We now look forward to a class of drugs addressing other exons on the dystrophin gene that will treat a large proportion of boys and young men with Duchenne
Newport Beach, California (PRWEB) September 20, 2016
Coalition Duchenne, a Newport Beach, California based charity committed to raising awareness for Duchenne muscular dystrophy, and funding for Duchenne research, wishes to convey its gratitude for the efforts of everyone involved in the U.S. Food and Drug Administration approval of Sarepta Therapeutics’ novel Duchenne drug Eteplirsen (which has been renamed Exondys 51). Researchers, clinicians, parents, educators, Duchenne organizations, and boys and young men with Duchenne are all celebrating the first approval of a drug that addresses the underlying cause of Duchenne.

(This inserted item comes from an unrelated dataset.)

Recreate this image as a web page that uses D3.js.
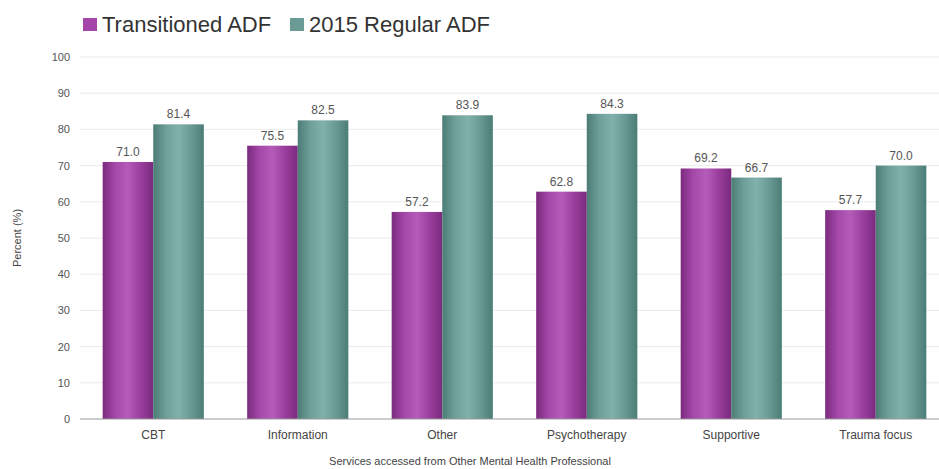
<!DOCTYPE html>
<html>
<head>
<meta charset="utf-8">
<script src="https://cdn.jsdelivr.net/npm/d3@7"></script>
<style>
  body { margin: 0; background: #fff; }
  text { font-family: "Liberation Sans", Arial, sans-serif; }
</style>
</head>
<body>
<div id="chart"></div>
<script>
var categories = ["CBT", "Information", "Other", "Psychotherapy", "Supportive", "Trauma focus"];
var seriesNames = ["Transitioned ADF", "2015 Regular ADF"];
var transitioned = [71.0, 75.5, 57.2, 62.8, 69.2, 57.7];
var regular = [81.4, 82.5, 83.9, 84.3, 66.7, 70.0];
var yTicks = [0, 10, 20, 30, 40, 50, 60, 70, 80, 90, 100];

var svgWidth = 939;
var svgHeight = 469;

var svg = d3.select("#chart")
  .append("svg")
  .attr("width", svgWidth)
  .attr("height", svgHeight);

// cylinder-ish shading on the bars
var defs = svg.append("defs");
var grads = [
  {id: "gPurple", stops: ["#7a2a7e", "#a548aa", "#b45cb8", "#9a3e9e", "#7a2a7e"]},
  {id: "gTeal", stops: ["#4b7c76", "#6e9f98", "#80b2ab", "#699a93", "#4b7c76"]}
];
grads.forEach(function(g) {
  var lg = defs.append("linearGradient")
    .attr("id", g.id)
    .attr("x1", "0%").attr("x2", "100%")
    .attr("y1", "0%").attr("y2", "0%");
  g.stops.forEach(function(c, i) {
    lg.append("stop")
      .attr("offset", (i / (g.stops.length - 1) * 100) + "%")
      .attr("stop-color", c);
  });
});
var fills = ["url(#gPurple)", "url(#gTeal)"];
var swatch = ["#a545aa", "#6a9c95"];

// scales (plot runs a bit past the right edge, like the original crop)
var x0 = d3.scaleBand()
  .domain(categories)
  .range([81, 948])
  .paddingInner(0.3)
  .paddingOuter(0.15);

var x1 = d3.scaleBand()
  .domain([0, 1])
  .range([0, x0.bandwidth()]);

var y = d3.scaleLinear()
  .domain([0, 100])
  .range([419, 57]);

// gridlines
svg.append("g")
  .selectAll("line")
  .data(yTicks.filter(function(d) { return d > 0; }))
  .enter()
  .append("line")
  .attr("x1", 80)
  .attr("x2", svgWidth)
  .attr("y1", function(d) { return y(d); })
  .attr("y2", function(d) { return y(d); })
  .attr("stroke", "#ebebeb")
  .attr("stroke-width", 1);

// y axis labels
var yAxis = d3.axisLeft(y).tickValues(yTicks).tickSize(0).tickPadding(10);
var gY = svg.append("g")
  .attr("transform", "translate(80,0)")
  .call(yAxis);
gY.select(".domain").remove();
gY.selectAll("text")
  .attr("fill", "#555")
  .style("font-size", "11px");

// bars
var rows = categories.map(function(c, i) {
  return {cat: c, vals: [transitioned[i], regular[i]]};
});

var groups = svg.append("g")
  .selectAll("g")
  .data(rows)
  .enter()
  .append("g")
  .attr("transform", function(d) { return "translate(" + x0(d.cat) + ",0)"; });

groups.selectAll("rect")
  .data(function(d) { return d.vals.map(function(v, k) { return {k: k, v: v}; }); })
  .enter()
  .append("rect")
  .attr("x", function(d) { return x1(d.k); })
  .attr("width", x1.bandwidth())
  .attr("y", function(d) { return y(d.v); })
  .attr("height", function(d) { return y(0) - y(d.v); })
  .attr("fill", function(d) { return fills[d.k]; });

groups.selectAll("text")
  .data(function(d) { return d.vals.map(function(v, k) { return {k: k, v: v}; }); })
  .enter()
  .append("text")
  .attr("x", function(d) { return x1(d.k) + x1.bandwidth() / 2; })
  .attr("y", function(d) { return y(d.v) - 6; })
  .attr("text-anchor", "middle")
  .attr("fill", "#555")
  .style("font-size", "12px")
  .text(function(d) { return d.v.toFixed(1); });

// x axis
var xAxis = d3.axisBottom(x0).tickSize(0).tickPadding(11);
var gX = svg.append("g")
  .attr("transform", "translate(0," + y(0) + ")")
  .call(xAxis);
gX.select(".domain").remove();
gX.selectAll("text")
  .attr("fill", "#444")
  .style("font-size", "12px");
svg.append("line")
  .attr("x1", 80).attr("x2", svgWidth)
  .attr("y1", y(0)).attr("y2", y(0))
  .attr("stroke", "#999");

// axis titles
svg.append("text")
  .attr("x", 470)
  .attr("y", 465)
  .attr("text-anchor", "middle")
  .attr("fill", "#444")
  .style("font-size", "11px")
  .text("Services accessed from Other Mental Health Professional");

svg.append("text")
  .attr("transform", "translate(21," + ((y(0) + y(100)) / 2) + ") rotate(-90)")
  .attr("text-anchor", "middle")
  .attr("fill", "#444")
  .style("font-size", "11px")
  .text("Percent (%)");

// legend
var legendX = [83, 290];
var legend = svg.append("g")
  .selectAll("g")
  .data(seriesNames)
  .enter()
  .append("g")
  .attr("transform", function(d, i) { return "translate(" + legendX[i] + ",18)"; });

legend.append("rect")
  .attr("width", 14)
  .attr("height", 13)
  .attr("fill", function(d, i) { return swatch[i]; });

legend.append("text")
  .attr("x", 19)
  .attr("y", 14)
  .attr("fill", "#333")
  .style("font-size", "22px")
  .text(function(d) { return d; });
</script>
</body>
</html>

“Patients with a particular type of Duchenne muscular dystrophy will now have access to an approved treatment for this rare and devastating disease,” said Janet Woodcock, M.D., director of the FDA’s Center for Drug Evaluation and Research.
“I am excited for Sarepta’s success. It is clear that commercialization of drugs by companies like Sarepta is the fastest way to help our sons,” said Catherine Jayasuriya, founder and executive director of Coalition Duchenne.
Catherine funded the Dusty Brandom Fellowship at the University of Western Australia, commencing in 2005, in support of Dr. Steve Wilton’s research, elements of which are now licensed by Sarepta. The Dusty Brandom Fellowship was named after Catherine’s son Dusty who is now 23 years old and has Duchenne.
“To wait for this FDA approval was excruciating, but many of us in the community have been working hard for this outcome for over a decade. When we funded the Dusty Brandom Fellowship, oligonucleotides and exon skipping were a dream that we felt needed to be realized,” said Catherine. “Congratulations Sarepta on realizing that dream. We now look forward to a class of drugs addressing other exons on the dystrophin gene that will treat a large proportion of boys and young men with Duchenne - men like my son Dusty.”
Exondys 51 skips a damaged part of the gene that codes for dystrophin, the protein missing in boys and young men with Duchenne. That damaged part of the gene, exon 51, was chosen because it is one of the more common genetic mutations.
“Dusty has a relatively rare mutation on exon 16. Exondys 51 will not help him. However, follow on drugs using the same technology will. Some of the other exons have relatively small populations of boys but we believe they may respond spectacularly to Sarepta's technology. We must move this technology forward for all the boys and young men with Duchenne,” said Catherine.
About Coalition Duchenne
Coalition Duchenne was founded in 2011 to raise global awareness for Duchenne muscular dystrophy, to fund research and to find a cure for Duchenne. Coalition Duchenne is a 501c3 non-profit corporation. Its vision is to change the outcome for boys and young men with Duchenne, to rapidly move forward to a new reality of longer, fulfilled lives, by funding the best opportunities for research and creating awareness.
Coalition Duchenne has several research initiatives that are making advances in potential cardiac and pulmonary treatments for sufferers of Duchenne muscular dystrophy. These include the pioneering collaboration with a team at Cedars-Sinai Medical Center in Los Angeles, California, led by Eduardo Marbán MD, PhD working on cardiac-derived stem cells and exosomes in Duchenne. This technology has been licensed by Capricor Therapeutics and they have launched an FDA trial. Coalition Duchenne was also instrumental advancing Phrixus Pharmaceuticals’ novel therapy Carmeseal. Phrixus recently announced a preclinical study showing strong results that showed Carmeseal protecting both skeletal and cardiac muscle in Duchenne.
For more information about Coalition Duchenne, visit http://www.coalitionduchenne.org.
About Duchenne muscular dystrophy
Duchenne muscular dystrophy is a progressive muscle wasting disease. It is the most common fatal genetic disease that affects children. Duchenne occurs in 1 in 3,500 male births, across all races, cultures and countries. Duchenne is caused by a defect in the gene that codes for the protein dystrophin. This is a vital protein that helps connect the muscle fiber to the cell membranes. Without dystrophin the muscle cells become unstable, are weakened and lose their functionality. Life expectancy ranges from the mid teenage years to age 30.